Even for legitimately “For Good” startups, it’s important to remember that you’re still competing for talent with other businesses that also have a compelling purpose, so the way you tell this story to the outside world is crucial to get right.
“The story you tell to candidates has to be authentic. It has to be really clear that your values and your purpose as a business really do align with that story, and that the story is told consistently across all channels and touchpoints. Make sure that your careers page, your job adverts, the way you act in the interview process and the way you talk about your business on a podcast all line up. That story then becomes really strong.”
Craig also recommends focusing on remembering who the storyteller is;
“I recommend that early stage businesses have the founder or CTO do the first stage interview with Tech candidates. They will always be best placed to talk about the mission, the purpose, why they've set the company up, and to create a really strong bond between the candidate, the company and what they’re trying to achieve early on.”
“If you’re using external recruitment partners, work with only 1 or 2 and really spend time making sure they understand your story and company.”
With around 25% of UK employees planning to find a new role in the next 3-6 months (Randstad), you’d be forgiven for arguing that we should be focusing more on retaining our people - keeping them healthy, happy + high-performing - than on attracting new ones.

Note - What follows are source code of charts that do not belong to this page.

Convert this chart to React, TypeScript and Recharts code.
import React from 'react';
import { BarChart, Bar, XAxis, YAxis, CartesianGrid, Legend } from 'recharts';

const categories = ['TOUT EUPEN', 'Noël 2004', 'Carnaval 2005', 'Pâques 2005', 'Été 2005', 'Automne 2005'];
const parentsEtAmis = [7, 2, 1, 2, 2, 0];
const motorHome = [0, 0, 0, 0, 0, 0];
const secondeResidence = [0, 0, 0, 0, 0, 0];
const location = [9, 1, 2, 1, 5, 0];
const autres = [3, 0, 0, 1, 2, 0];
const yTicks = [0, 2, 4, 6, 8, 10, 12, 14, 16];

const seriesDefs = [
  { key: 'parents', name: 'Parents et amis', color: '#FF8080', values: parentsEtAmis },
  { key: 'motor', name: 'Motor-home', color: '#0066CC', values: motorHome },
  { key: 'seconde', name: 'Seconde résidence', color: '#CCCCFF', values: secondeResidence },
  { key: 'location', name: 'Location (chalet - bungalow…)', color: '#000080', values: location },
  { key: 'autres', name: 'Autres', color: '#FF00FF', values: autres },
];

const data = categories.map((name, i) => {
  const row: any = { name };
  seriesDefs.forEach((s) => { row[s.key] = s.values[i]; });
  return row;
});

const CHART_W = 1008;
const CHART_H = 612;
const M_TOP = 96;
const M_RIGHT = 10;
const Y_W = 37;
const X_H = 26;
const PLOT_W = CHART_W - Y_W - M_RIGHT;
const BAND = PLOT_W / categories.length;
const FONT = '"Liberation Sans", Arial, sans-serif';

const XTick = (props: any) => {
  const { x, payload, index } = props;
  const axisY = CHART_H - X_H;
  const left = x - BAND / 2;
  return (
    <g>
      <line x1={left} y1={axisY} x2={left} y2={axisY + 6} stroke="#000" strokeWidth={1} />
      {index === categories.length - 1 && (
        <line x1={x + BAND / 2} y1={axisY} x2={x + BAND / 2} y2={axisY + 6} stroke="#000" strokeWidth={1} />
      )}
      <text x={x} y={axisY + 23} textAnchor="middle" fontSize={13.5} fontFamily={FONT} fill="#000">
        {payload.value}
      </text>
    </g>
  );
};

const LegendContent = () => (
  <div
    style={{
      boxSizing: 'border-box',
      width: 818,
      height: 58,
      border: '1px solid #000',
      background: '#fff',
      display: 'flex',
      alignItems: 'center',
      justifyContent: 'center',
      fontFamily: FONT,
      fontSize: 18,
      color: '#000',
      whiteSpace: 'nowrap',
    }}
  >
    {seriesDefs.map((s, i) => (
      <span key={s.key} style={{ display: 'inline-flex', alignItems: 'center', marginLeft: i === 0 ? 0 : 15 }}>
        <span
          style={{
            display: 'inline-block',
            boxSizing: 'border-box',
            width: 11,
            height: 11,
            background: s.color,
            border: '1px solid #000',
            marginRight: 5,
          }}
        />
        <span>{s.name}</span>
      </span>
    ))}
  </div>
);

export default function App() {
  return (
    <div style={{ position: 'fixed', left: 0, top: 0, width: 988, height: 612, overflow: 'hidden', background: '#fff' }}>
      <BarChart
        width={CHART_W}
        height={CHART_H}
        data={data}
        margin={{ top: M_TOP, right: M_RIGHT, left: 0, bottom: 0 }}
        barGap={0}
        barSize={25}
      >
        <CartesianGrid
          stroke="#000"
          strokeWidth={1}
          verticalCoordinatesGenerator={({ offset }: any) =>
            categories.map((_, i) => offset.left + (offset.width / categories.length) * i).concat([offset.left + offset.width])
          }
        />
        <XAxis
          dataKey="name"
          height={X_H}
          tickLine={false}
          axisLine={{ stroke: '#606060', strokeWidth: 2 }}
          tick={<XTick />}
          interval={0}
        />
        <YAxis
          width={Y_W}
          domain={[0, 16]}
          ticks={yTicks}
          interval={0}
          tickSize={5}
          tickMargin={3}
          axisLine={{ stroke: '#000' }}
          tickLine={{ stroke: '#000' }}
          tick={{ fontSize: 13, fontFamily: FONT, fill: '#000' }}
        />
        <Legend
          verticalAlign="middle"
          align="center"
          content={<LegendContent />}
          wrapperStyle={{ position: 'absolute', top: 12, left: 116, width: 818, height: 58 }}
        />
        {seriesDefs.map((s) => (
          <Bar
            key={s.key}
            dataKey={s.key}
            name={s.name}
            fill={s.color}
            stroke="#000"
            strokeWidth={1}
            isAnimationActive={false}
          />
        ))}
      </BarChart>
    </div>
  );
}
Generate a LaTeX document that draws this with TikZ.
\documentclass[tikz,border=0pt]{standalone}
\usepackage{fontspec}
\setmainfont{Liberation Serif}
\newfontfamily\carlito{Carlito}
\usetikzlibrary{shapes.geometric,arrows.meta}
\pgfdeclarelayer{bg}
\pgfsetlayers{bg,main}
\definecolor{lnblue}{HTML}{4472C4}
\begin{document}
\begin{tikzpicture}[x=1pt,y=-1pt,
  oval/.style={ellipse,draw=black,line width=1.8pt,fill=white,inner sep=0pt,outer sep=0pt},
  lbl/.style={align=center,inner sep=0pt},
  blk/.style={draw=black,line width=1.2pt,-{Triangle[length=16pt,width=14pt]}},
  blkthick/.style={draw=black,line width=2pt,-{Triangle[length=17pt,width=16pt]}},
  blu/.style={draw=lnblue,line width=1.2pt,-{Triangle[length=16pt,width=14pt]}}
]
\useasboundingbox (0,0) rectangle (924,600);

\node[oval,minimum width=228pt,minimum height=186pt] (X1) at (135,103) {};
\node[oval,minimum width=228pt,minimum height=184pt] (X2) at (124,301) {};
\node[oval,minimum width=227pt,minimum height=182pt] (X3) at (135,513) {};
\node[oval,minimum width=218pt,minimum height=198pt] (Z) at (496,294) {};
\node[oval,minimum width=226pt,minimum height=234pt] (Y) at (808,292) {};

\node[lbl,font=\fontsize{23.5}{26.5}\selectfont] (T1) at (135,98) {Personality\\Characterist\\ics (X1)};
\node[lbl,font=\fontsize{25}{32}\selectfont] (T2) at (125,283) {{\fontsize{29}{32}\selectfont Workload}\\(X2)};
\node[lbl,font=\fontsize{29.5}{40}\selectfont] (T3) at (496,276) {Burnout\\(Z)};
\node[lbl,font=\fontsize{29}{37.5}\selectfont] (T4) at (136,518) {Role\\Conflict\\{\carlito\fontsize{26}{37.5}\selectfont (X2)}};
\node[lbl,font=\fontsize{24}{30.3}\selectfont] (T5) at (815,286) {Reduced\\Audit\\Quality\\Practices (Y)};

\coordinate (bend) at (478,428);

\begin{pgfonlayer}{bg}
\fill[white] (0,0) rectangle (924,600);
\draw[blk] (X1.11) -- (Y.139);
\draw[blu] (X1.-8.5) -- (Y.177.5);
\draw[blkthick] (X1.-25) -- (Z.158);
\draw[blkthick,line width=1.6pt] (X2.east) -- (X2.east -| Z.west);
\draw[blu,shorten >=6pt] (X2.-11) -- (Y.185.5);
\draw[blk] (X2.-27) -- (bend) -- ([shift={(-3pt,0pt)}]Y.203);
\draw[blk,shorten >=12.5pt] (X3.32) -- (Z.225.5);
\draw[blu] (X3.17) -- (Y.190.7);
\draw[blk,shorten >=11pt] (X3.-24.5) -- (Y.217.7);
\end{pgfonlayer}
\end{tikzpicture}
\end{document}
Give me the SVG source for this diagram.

That’s exactly why developing an EVP that not only tells a good story to the outside world, but also delivers on that message in practice, day-to-day, is the key to sustainably growing a great team. Tell candidates why working for you will be great for them - and then, when they become employees, work hard to make sure the reality is even better.
Delivering on your EVP may be the one area where “For Good” companies have their work cut out. Whilst with contractual must-haves like compensation and benefits it is easy to ensure you follow through on what was promised in your job ads, the less tangible nature of important emotional commitments, such as the promise of running your business in a purpose-driven way, come with innate challenges. Does the mission that was so exciting from the outside remain motivating after 6 months of working there? Does the commitment our people have to creating impact on the world lead to a culture where individual wellbeing suffers as a result of too much urgency to achieve the mission?
We asked Craig what he’d observed;
“I think the opposite is true. In fact, the type of people that create Tech For Good startups have a very empathetic, people-first approach, so from my experience they’re more likely to get feedback from their employees, listen to people and focus on wellbeing”.
And lastly, Craig’ shares his advice on how to over-deliver on purpose for the purpose-focused people you’re bringing into your team:
“Make sure you have a proper strategy around your impact as a company. How are you impacting your local and wider communities? Make sure your people feel that you’re doing good not just with your product but through CSR and volunteering too!”